- DVD cover art
- Directed by: James Eaves Johannes Roberts
- Written by: Johannes Roberts James Eaves
- Produced by: Miguel Ruz
- Starring: Lyndie Uphill Dominique Pinon Darren Day
- Cinematography: John Raggett
- Edited by: Peter Dobson
- Music by: Johannes Roberts
- Production company: Cat'N'Cage Productions
- Distributed by: Trinity Home Entertainment
- Release date: 4 October 2004;
- Running time: 85 minutes
- Country: United Kingdom
- Language: English

= Hellbreeder =

2004 film by James Eaves and Johannes Roberts

Hellbreeder is a 2004 British horror/mystery film directed by James Eaves and Johannes Roberts, and starring Lyndie Uphill. The films centres around a killer clown who returns from Hell and goes on a murderous rampage.

==Plot==
English police are baffled after a number of children are brutally murdered. Alice (Uphill) takes a profound interest in the murders as her own son, Daniel, was killed years ago and she is haunted by recurring nightmares. The event replays in her mind, as she remembers walking her son home late one night when they stop to rest on a park bench. They sit next to a clown, who gives Daniel a balloon. A man then rushes at them from the darkness and kills Daniel, injuring his mother. Alice clearly remembers the man's face. The same man has been spotted close to each of the murders in the current slayings. She confides this to Detective Weiss, the investigating officer.

Alice finds and confronts the man, and holds a gun to his head but can't bring herself to kill him. She instead takes him prisoner in an effort to hear his story. The man's name is Sam and informs Alice that he is hunting a creature from hell who kills children. Alice is unsure whether to believe him when she receives a call informing her that another child has been killed in front of witnesses, who report the murderer as being a clown. It is now that she comes to the realization that it wasn't Sam who killed her child but the clown and that her memory was wrong. She agrees to help Sam, who has been present at the murders not as a perpetrator but as the hunter of the monster, known as the Hellbreed.

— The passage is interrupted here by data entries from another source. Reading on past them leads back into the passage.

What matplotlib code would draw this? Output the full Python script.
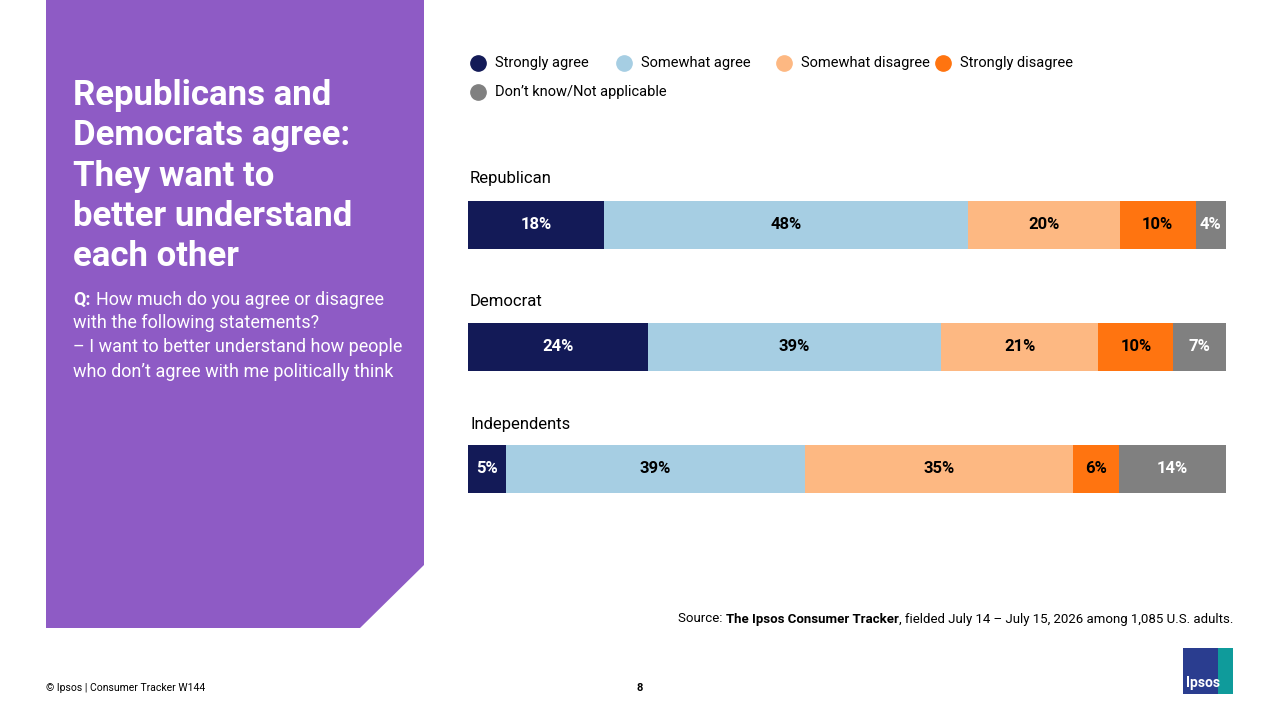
import matplotlib
matplotlib.use("Agg")
import matplotlib.pyplot as plt
from matplotlib.patches import Polygon, Rectangle

groups = ["Republican", "Democrat", "Independents"]
series = ["Strongly agree", "Somewhat agree", "Somewhat disagree", "Strongly disagree", "Don\u2019t know/Not applicable"]
values = [
    [18, 48, 20, 10, 4],
    [24, 39, 21, 10, 7],
    [5, 39, 35, 6, 14],
]
colors = ["#131A57", "#A6CEE3", "#FDB882", "#FF7410", "#808080"]
text_colors = ["white", "black", "black", "black", "white"]

plt.rcParams['font.family'] = ['Roboto', 'DejaVu Sans']
W, H = 1280, 720
fig = plt.figure(figsize=(12.8, 7.2), dpi=100)
bg = fig.add_axes([0, 0, 1, 1])
bg.set_xlim(0, W); bg.set_ylim(H, 0); bg.axis("off")
fig.canvas.draw()
r = fig.canvas.get_renderer()

bg.add_patch(Polygon([(46, 0), (424, 0), (424, 565), (360, 628), (46, 628)], closed=True, color="#8E5BC5", lw=0))
bg.text(73, 79, "Republicans and\nDemocrats agree:\nThey want to\nbetter understand\neach other", color="white",
        fontsize=25, fontweight="bold", va="top", linespacing=1.28)
q = bg.text(73, 300, "Q:", color="white", fontsize=13, fontweight="bold", va="center")
qx = 73 + q.get_window_extent(r).width + 5
bg.text(qx, 300, "How much do you agree or disagree", color="white", fontsize=13, va="center")
bg.text(73, 314, "with the following statements?\n\u2013 I want to better understand how people\nwho don\u2019t agree with me politically think",
        color="white", fontsize=13, va="top", linespacing=1.45)

leg = [(478, 63), (624, 63), (784, 63), (943, 63), (478, 92)]
for (x, y), s, c in zip(leg, series, colors):
    bg.plot(x, y, "o", ms=11, color=c)
    bg.text(x + 17, y, s, fontsize=10.5, va="center")

label_y = [178, 302, 424]
for g, y in zip(groups, label_y):
    bg.text(470, y, g, fontsize=12, va="center")

t1 = bg.text(678, 619, "Source: ", fontsize=9.5, va="center")
x1 = 678 + t1.get_window_extent(r).width
t2 = bg.text(x1, 619, "The Ipsos Consumer Tracker", fontsize=9.5, fontweight="bold", va="center")
x2 = x1 + t2.get_window_extent(r).width
bg.text(x2, 619, ", fielded July 14 \u2013 July 15, 2026 among 1,085 U.S. adults.", fontsize=9.5, va="center")

bg.text(46, 688, "\u00a9 Ipsos | Consumer Tracker W144", fontsize=7.5, va="center")
bg.text(640, 688, "8", fontsize=8, fontweight="bold", ha="center", va="center")
bg.add_patch(Rectangle((1183, 648), 50, 46, color="#0F9B9B", lw=0))
bg.add_patch(Rectangle((1183, 648), 35, 46, color="#2A3D8F", lw=0))
bg.text(1203, 683, "Ipsos", color="white", fontsize=10, fontweight="bold", ha="center", va="center")

ax = fig.add_axes([468 / W, 1 - 530 / H, 758 / W, 366.5 / H])
ax.set_xlim(0, 100); ax.set_ylim(2.5, -0.5); ax.axis("off")
for i, row in enumerate(values):
    tot = sum(row)
    left = 0
    for j, v in enumerate(row):
        w = v * 100 / tot
        ax.barh(i, w, left=left, height=0.393, color=colors[j], lw=0)
        ax.text(left + w / 2, i, f"{v}%", ha="center", va="center", color=text_colors[j],
                fontsize=12, fontweight="bold")
        left += w

fig.savefig("out.png", dpi=100)
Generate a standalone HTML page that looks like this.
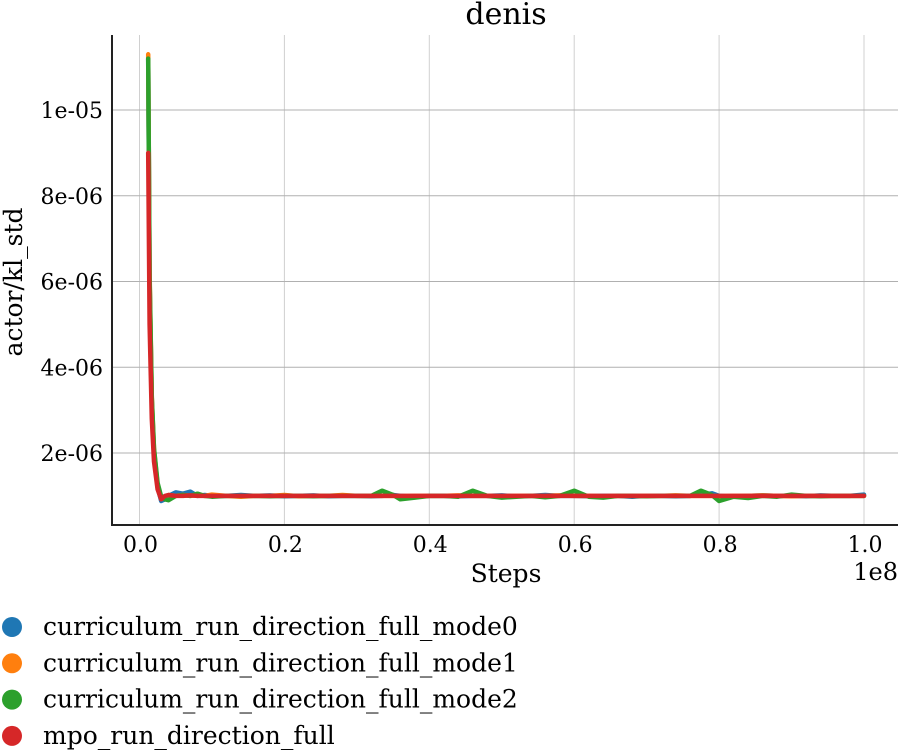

Meanwhile, Detective Weiss has pulled up Alice's files and it is revealed that she has been committed to a mental institution in 1989. She escaped in 1995 and is still wanted by the authorities. Alice is handcuffed and taken to the institute. Outside they encounter the Hellbreed who kills Detective Weiss but leaves Alice unharmed and backs away. Sam arrives and kills the Hellbreed.

The film is interspersed with footage of Alice being interviewed, supposedly back at the institution after the events occurred. In this way she acts as a narrator. It is seen at that Alice has not obtained peace and breaks down in front of the camera before the image fades to black.

==Cast==
- Lyndie Uphill as Alice, an escaped mental patient who is haunted by the murder of her son Daniel, for which her family blamed her. After hearing of a new wave of child slayings she is compelled to investigate.
- Dominique Pinon as Detective Weiss, an alcoholic police officer who is investigating the current murders.
- Darren Day as Sam, the man that Alice remembers as killing Daniel. He seems to be mysteriously close by during each of the murders.

==Release==
Hellbreeder was released on DVD by MTI Home Video on 16 March 2004. Later that same year, it was released by Mosaic, and Trinity Home Entertainment on 4 and 19 October respectively. It was released for the first time on Blu-ray by Allegro Corporation on 1 February 2011. Allegro also released the film on DVD that same day.

==Reception==
Matt Ferraz from HorrorNews.net noted that the film was essentially a rip-off of Stephen King's It, criticizing the film's overuse of surreal atmosphere and voice-overs, storytelling, repetitive dialogue, and lack of charisma from its lead actress. However, Ferraz concluded his review by writing, "looking from another point of view, the chaotic script and editing does make the movie look like a nightmare, what can be a good thing if you are more interested in atmosphere than in storytelling. That is not to say that the movie is scary, but there sure is a uncomfortable and distressing feel to it, something that is more than welcome in the genre."